A plan to bring an Albert Einstein exhibition to Shanghai was shelved after the Chinese museum suggested merging it with one on Confucius, a Swiss museum director said Tuesday.
The odd coupling was the idea of the Shanghai Science and Technology Museum, part of a recent revival of interest in the Chinese philosopher, whose teachings were at the center of Chinese civilization for nearly two millennia but were widely denigrated in the 20th century.
It would have brought to Shanghai the Swiss government-financed "Albert Einstein (1879-1955)" exhibition, which is on display at the Hong Kong Science Museum until August and consists of more than 200 objects illustrating Einstein's life and times.
Jakob Messerli, director of the Historical Museum Bern, which owns the exhibition, said the Shanghai museum wanted to add a Confucius exhibition that was "at least as large as ours, which was just not as possible in such a short period of time."
"A traveling exhibition is quite a large endeavor which takes a lot of work. You can't just redo that again in order to have a different exhibition at one point," he said.
The Swiss museum was represented in discussions with Shanghai by Switzerland's Federal Department of Foreign Affairs and Presence Switzerland, responsible for promoting Switzerland's image abroad.
A director at the Shanghai Science and Technology Museum said Tuesday there had been discussions about hosting the exhibition, but "we are no longer talking to each other."
The director, who gave only his surname, Zhang, said: "We did have a tentative idea about merging the Albert Einstein exhibition with a Confucius exhibition. Those are two renowned figures from different fields. And we wanted to do something creative."

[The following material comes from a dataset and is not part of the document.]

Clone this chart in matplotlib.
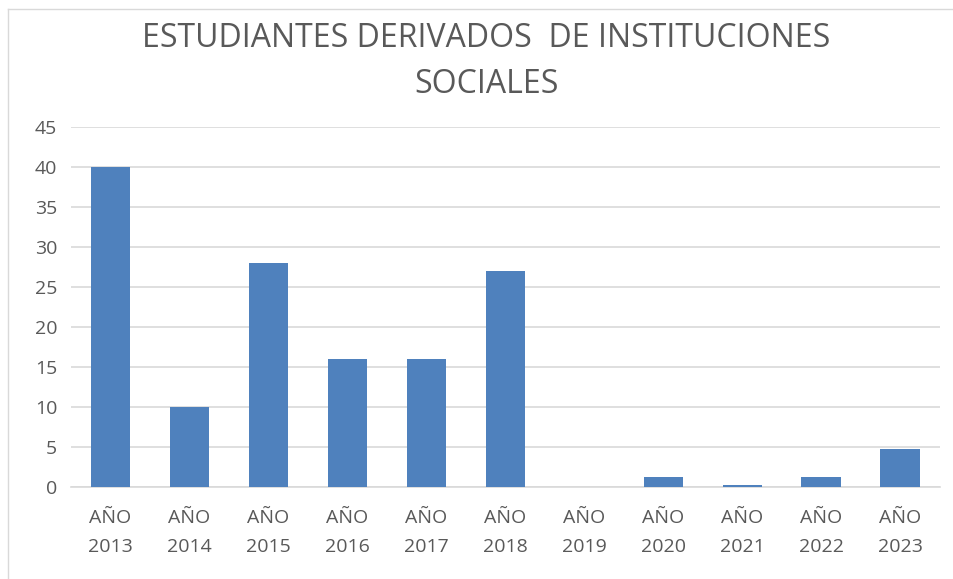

Confucius and his teachings were widely criticized by the founding father of Communist China, Mao Zedong, who railed against traditional culture and what he called "feudal thinking."
In the last few years, Confucius has made a comeback in books and films, on TV and in classrooms as China's government pushes his message of harmonious social order and deference to authority.
The sage's teachings emphasized duty to family, respect for learning and obedience of individuals to the state.
The Einstein exhibition has already been shown in Beijing and in Guangdong in southern China. Messerli said discussions concerning future locations were ongoing.